EXERCISE DIRECTIONS – Take the listing from its first line through the line that contains "(\r-rtip) at (253,85);" and please retype those lines exactly, leaving out the pictures.
######
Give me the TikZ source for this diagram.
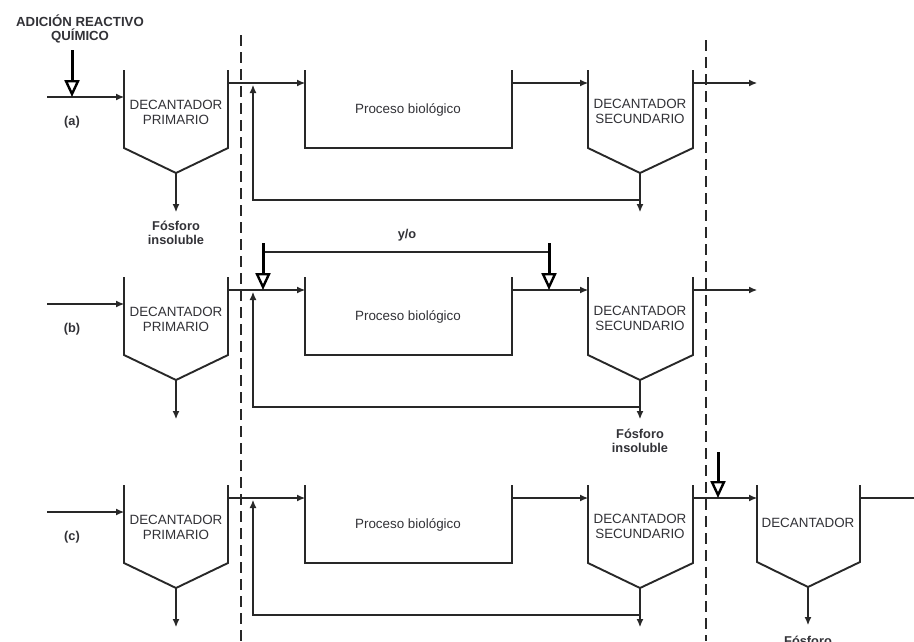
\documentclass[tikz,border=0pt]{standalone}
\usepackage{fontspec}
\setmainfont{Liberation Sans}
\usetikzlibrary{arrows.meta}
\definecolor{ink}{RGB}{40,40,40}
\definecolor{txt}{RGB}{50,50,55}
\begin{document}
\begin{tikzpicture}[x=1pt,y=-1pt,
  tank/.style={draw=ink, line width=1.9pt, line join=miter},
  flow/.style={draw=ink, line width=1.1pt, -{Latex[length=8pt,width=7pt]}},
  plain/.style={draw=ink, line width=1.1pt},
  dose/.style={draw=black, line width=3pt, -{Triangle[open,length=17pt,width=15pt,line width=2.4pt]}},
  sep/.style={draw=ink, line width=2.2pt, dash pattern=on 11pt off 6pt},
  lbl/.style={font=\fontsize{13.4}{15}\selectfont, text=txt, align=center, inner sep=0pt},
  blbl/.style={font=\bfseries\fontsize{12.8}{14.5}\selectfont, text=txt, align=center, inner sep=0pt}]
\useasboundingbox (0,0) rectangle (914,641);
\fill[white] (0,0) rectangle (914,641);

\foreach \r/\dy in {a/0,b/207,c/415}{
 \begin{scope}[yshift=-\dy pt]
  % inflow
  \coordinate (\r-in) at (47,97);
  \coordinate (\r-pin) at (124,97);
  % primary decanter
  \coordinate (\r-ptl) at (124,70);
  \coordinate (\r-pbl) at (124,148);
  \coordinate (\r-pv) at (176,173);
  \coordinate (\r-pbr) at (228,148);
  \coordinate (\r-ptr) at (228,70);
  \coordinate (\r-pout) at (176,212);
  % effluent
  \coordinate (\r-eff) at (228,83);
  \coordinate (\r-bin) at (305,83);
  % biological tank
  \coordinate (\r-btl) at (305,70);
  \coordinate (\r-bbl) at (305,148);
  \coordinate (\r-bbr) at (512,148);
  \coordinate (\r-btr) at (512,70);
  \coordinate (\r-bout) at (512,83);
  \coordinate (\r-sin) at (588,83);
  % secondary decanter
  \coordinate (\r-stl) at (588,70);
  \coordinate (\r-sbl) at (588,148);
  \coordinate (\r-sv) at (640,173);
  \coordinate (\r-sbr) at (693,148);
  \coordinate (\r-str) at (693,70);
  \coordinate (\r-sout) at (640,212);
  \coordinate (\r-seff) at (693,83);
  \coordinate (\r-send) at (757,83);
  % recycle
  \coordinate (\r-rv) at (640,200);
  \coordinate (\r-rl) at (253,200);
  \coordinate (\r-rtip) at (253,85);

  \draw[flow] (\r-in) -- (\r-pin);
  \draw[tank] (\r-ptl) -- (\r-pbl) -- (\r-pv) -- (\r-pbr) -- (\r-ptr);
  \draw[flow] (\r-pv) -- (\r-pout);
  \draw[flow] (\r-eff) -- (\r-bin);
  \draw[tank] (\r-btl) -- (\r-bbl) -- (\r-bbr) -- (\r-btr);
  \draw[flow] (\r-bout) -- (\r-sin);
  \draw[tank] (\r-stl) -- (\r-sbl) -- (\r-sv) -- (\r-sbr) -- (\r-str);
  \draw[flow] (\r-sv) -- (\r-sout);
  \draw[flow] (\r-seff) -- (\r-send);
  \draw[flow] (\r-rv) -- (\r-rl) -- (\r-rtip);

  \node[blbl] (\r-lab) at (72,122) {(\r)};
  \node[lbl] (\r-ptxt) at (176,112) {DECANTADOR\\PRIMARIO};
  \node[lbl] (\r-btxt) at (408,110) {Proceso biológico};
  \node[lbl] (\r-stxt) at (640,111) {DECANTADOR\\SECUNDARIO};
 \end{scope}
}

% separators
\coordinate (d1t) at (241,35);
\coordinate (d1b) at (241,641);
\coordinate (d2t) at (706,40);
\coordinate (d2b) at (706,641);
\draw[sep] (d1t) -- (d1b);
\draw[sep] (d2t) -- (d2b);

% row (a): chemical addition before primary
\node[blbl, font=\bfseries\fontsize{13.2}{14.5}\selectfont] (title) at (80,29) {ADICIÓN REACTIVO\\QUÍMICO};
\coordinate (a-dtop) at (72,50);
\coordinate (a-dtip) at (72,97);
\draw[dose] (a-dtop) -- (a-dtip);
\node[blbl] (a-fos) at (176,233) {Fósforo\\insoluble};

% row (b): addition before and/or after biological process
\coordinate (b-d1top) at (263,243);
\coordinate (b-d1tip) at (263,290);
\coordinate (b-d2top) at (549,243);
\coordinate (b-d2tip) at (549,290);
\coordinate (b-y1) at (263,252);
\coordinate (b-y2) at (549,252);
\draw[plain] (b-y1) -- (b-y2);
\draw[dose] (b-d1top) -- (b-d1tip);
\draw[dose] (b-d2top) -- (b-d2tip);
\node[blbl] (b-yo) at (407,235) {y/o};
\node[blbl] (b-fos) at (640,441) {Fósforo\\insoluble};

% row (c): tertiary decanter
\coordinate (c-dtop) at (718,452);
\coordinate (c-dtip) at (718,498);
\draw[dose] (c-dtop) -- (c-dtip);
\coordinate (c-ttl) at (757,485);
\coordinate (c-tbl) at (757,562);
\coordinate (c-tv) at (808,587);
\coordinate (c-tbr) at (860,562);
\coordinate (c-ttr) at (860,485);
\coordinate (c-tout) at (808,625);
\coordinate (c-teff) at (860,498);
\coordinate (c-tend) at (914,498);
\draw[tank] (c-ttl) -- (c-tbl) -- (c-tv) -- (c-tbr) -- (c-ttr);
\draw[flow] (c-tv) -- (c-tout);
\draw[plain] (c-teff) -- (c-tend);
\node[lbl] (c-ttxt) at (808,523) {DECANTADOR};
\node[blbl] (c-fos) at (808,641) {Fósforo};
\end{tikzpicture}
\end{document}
######
TASK ANSWER –
Give me the TikZ source for this diagram.
\documentclass[tikz,border=0pt]{standalone}
\usepackage{fontspec}
\setmainfont{Liberation Sans}
\usetikzlibrary{arrows.meta}
\definecolor{ink}{RGB}{40,40,40}
\definecolor{txt}{RGB}{50,50,55}
\begin{document}
\begin{tikzpicture}[x=1pt,y=-1pt,
  tank/.style={draw=ink, line width=1.9pt, line join=miter},
  flow/.style={draw=ink, line width=1.1pt, -{Latex[length=8pt,width=7pt]}},
  plain/.style={draw=ink, line width=1.1pt},
  dose/.style={draw=black, line width=3pt, -{Triangle[open,length=17pt,width=15pt,line width=2.4pt]}},
  sep/.style={draw=ink, line width=2.2pt, dash pattern=on 11pt off 6pt},
  lbl/.style={font=\fontsize{13.4}{15}\selectfont, text=txt, align=center, inner sep=0pt},
  blbl/.style={font=\bfseries\fontsize{12.8}{14.5}\selectfont, text=txt, align=center, inner sep=0pt}]
\useasboundingbox (0,0) rectangle (914,641);
\fill[white] (0,0) rectangle (914,641);

\foreach \r/\dy in {a/0,b/207,c/415}{
 \begin{scope}[yshift=-\dy pt]
  % inflow
  \coordinate (\r-in) at (47,97);
  \coordinate (\r-pin) at (124,97);
  % primary decanter
  \coordinate (\r-ptl) at (124,70);
  \coordinate (\r-pbl) at (124,148);
  \coordinate (\r-pv) at (176,173);
  \coordinate (\r-pbr) at (228,148);
  \coordinate (\r-ptr) at (228,70);
  \coordinate (\r-pout) at (176,212);
  % effluent
  \coordinate (\r-eff) at (228,83);
  \coordinate (\r-bin) at (305,83);
  % biological tank
  \coordinate (\r-btl) at (305,70);
  \coordinate (\r-bbl) at (305,148);
  \coordinate (\r-bbr) at (512,148);
  \coordinate (\r-btr) at (512,70);
  \coordinate (\r-bout) at (512,83);
  \coordinate (\r-sin) at (588,83);
  % secondary decanter
  \coordinate (\r-stl) at (588,70);
  \coordinate (\r-sbl) at (588,148);
  \coordinate (\r-sv) at (640,173);
  \coordinate (\r-sbr) at (693,148);
  \coordinate (\r-str) at (693,70);
  \coordinate (\r-sout) at (640,212);
  \coordinate (\r-seff) at (693,83);
  \coordinate (\r-send) at (757,83);
  % recycle
  \coordinate (\r-rv) at (640,200);
  \coordinate (\r-rl) at (253,200);
  \coordinate (\r-rtip) at (253,85);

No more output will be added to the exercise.